70 groszy za kilogram. Rolnik organizuje samozbiory pomidorów
- Magazyny przetwórni się zapełniły. Nikt nie chce zbierać warzyw na polu - mówi o2.pl Marcin Kraśnianka, rolnik organizujący samozbiory pomidorów. Jego oferta to 70 groszy za kilogram. Warzywa uprawia na terenie ok. 1,5 hektara.
W ostatnich dniach często informujemy o akcjach rolników w różnych częściach kraju. Zapraszają oni na akcje samozbiorów papryki, pomidorów, czy cebuli. Wszystko dlatego, że ceny na skupach są bardzo niskie.
Ponadto przetwórnie nie chcą odbierać od rolników towaru. Nie brakuje informacji o tym, że warzywa po prostu przemarzły. W mediach społecznościowych pojawiło się kolejne ogłoszenie dotyczące samozbiorów pomidorów odmiany Dyno. Tym razem rolnik zaprasza do Kamienicy koło Płońska (woj. mazowieckie). Cena to 70 groszy za kilogram.
Mieliśmy kontrakt z jedną z firm, ale magazyny są zapełnione i nikt już nie chce tych pomidorów odbierać. Ponadto nie ma ludzi do pracy, nie ma kto zbierać tych pomidorów z pola. Do niedawna pomagali nam Ukraińcy - mówi o2.pl Marcin Kraśnianka.
Biedronka rozpycha się na Słowacji. Czy jest taniej niż w Polsce? Sprawdzamy
Jak przekonuje nasz rozmówca, po wystawieniu ogłoszenia pojawiły się już pierwsze osoby chętne, które chcą kupić pomidory. Do odbioru mogą być jeszcze przez ok. tydzień. Rolnik uprawia pomidory ze szwagrem na powierzchni ok. 1,5 hektara.
Samozbiory pomidorów. Pieniądze idą na rzecz kościoła
W podobnej sytuacji znalazło się małżeństwo z Niewirkowa na Lubelszczyźnie. Organizując samozbiory pomidorów, chcą uniknąć marnowania nadmiaru, które nie mogą być w całości odebrane przez przetwórnię. Warzywa hodują na obszarze 7-hektarowym.

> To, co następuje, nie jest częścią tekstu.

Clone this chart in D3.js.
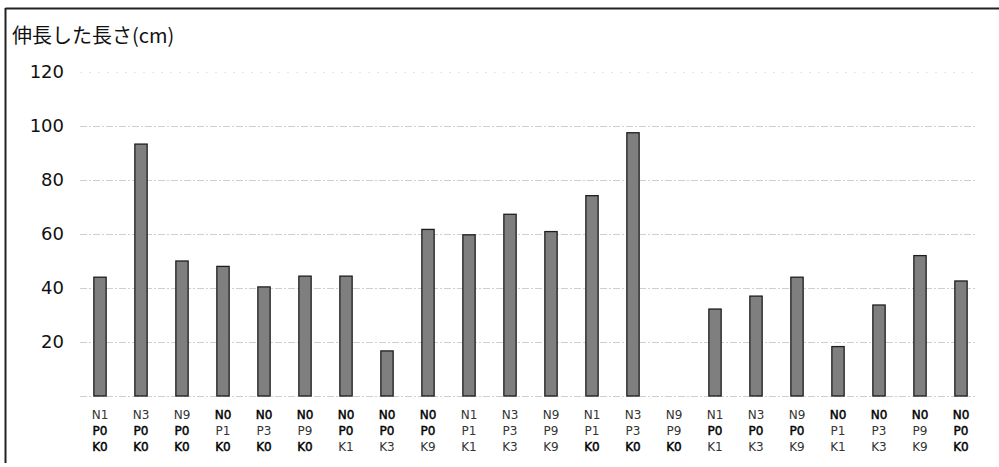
<!DOCTYPE html>
<html><head><meta charset="utf-8">
<script src="https://cdn.jsdelivr.net/npm/d3@7"></script>
<style>body{margin:0;background:#fff}svg{display:block}</style>
</head><body>
<svg id="c" width="999" height="467"></svg>
<script>
const nLabels = ["N1","N3","N9","N0","N0","N0","N0","N0","N0","N1","N3","N9","N1","N3","N9","N1","N3","N9","N0","N0","N0","N0"];
const pLabels = ["P0","P0","P0","P1","P3","P9","P0","P0","P0","P1","P3","P9","P1","P3","P9","P0","P0","P0","P1","P3","P9","P0"];
const kLabels = ["K0","K0","K0","K0","K0","K0","K1","K3","K9","K1","K3","K9","K0","K0","K0","K1","K3","K9","K1","K3","K9","K0"];
const values = [44, 93.3, 50, 48, 40.4, 44.4, 44.4, 16.7, 61.7, 59.7, 67.3, 60.9, 74.2, 97.5, 0, 32.2, 37, 44, 18.3, 33.7, 52, 42.6];
const yTicks = [20, 40, 60, 80, 100, 120];
const gridTicks = [0, 20, 40, 60, 80, 100, 120];
const title = "伸長した長さ(cm)";

const svg = d3.select("#c");
const font = "'DejaVu Sans', Verdana, sans-serif";
const cats = nLabels.map((d,i)=>i);
const x = d3.scaleBand().domain(cats).range([79.5, 981.5]).paddingInner(0.7).paddingOuter(0.35);
const y = d3.scaleLinear().domain([0,120]).range([396, 72]);

// frame
svg.append("line").attr("x1",5.5).attr("x2",999).attr("y1",8.5).attr("y2",8.5).attr("stroke","#222").attr("stroke-width",2);
svg.append("line").attr("x1",5.5).attr("x2",5.5).attr("y1",8).attr("y2",463).attr("stroke","#222").attr("stroke-width",2);

// grid
svg.append("g").selectAll("line").data(gridTicks).join("line")
  .attr("x1",80).attr("x2",977)
  .attr("y1",d=>Math.round(y(d))+0.5).attr("y2",d=>Math.round(y(d))+0.5)
  .attr("stroke",d=>d===120?"#e6e6e6":"#cfcfcf").attr("stroke-width",1)
  .attr("stroke-dasharray",d=>d===120?"2,7":"7,2,2,2");

// y axis labels
const ya = svg.append("g").attr("transform","translate(64,0)")
  .call(d3.axisLeft(y).tickValues(yTicks).tickSize(0).tickPadding(0));
ya.select(".domain").remove();
ya.selectAll("text").attr("font-family",font).attr("font-size",18).attr("fill","#111");

// title
svg.append("text").attr("x",12).attr("y",43).attr("font-family","'Noto Sans CJK JP', sans-serif")
  .attr("font-size",20).attr("fill","#111").text(title);

// bars
svg.append("g").selectAll("rect").data(values).join("rect")
  .attr("x",(d,i)=>x(i)).attr("width",x.bandwidth())
  .attr("y",d=>y(d)).attr("height",d=>y(0)-y(d))
  .attr("fill",d=>d>0?"#7f7f7f":"none").attr("stroke",d=>d>0?"#1e1e1e":"none").attr("stroke-width",1.3);

// category labels
const xa = svg.append("g");
const rows = [nLabels, pLabels, kLabels];
rows.forEach((arr, r) => {
  xa.selectAll(null).data(arr).join("text")
    .attr("x",(d,i)=>x(i)+x.bandwidth()/2)
    .attr("y",419 + r*16)
    .attr("text-anchor","middle")
    .attr("font-family",font).attr("font-size",12)
    .attr("fill",d=>d.endsWith("0")?"#000":"#333")
    .attr("stroke",d=>d.endsWith("0")?"#000":"none")
    .attr("stroke-width",0.45)
    .text(d=>d);
});
</script>
</body></html>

Staraliśmy się, żeby nasze pomidorowe pola były zadbane i dały ładne owoce. Najpierw przyszły przymrozki, potem susza. Ale jakoś pomidory odbiły i obrodziły. Okazało się, że przetwórnia może od nas odebrać dziennie tylko jedną ciężarówkę. Tyle zbieramy z 30 arów pola. A uprawiamy pomidory na ponad 20 hektarach. Reszta się może zmarnować... a tylko patrzeć jak będą przymrozki. Żal, żeby zostały na polu. Aż się serce kraje - wyznała pani Ania.
Pieniądze zebrane podczas samozbiorów mają wesprzeć remont XVIII-wiecznego kościoła Niepokalanego Poczęcia NMP i Marii Magdaleny w Dubie. Małżeństwo przekonuje, że w świątyni chrzcili się, a nawet brali ślub.
Rolnicy szacują, że ludzie mogli zebrać już 5 ton pomidorów. Akcja przerosła oczekiwania księdza proboszcza Witolda Mikulskiego, który sam również ruszył na zbiory.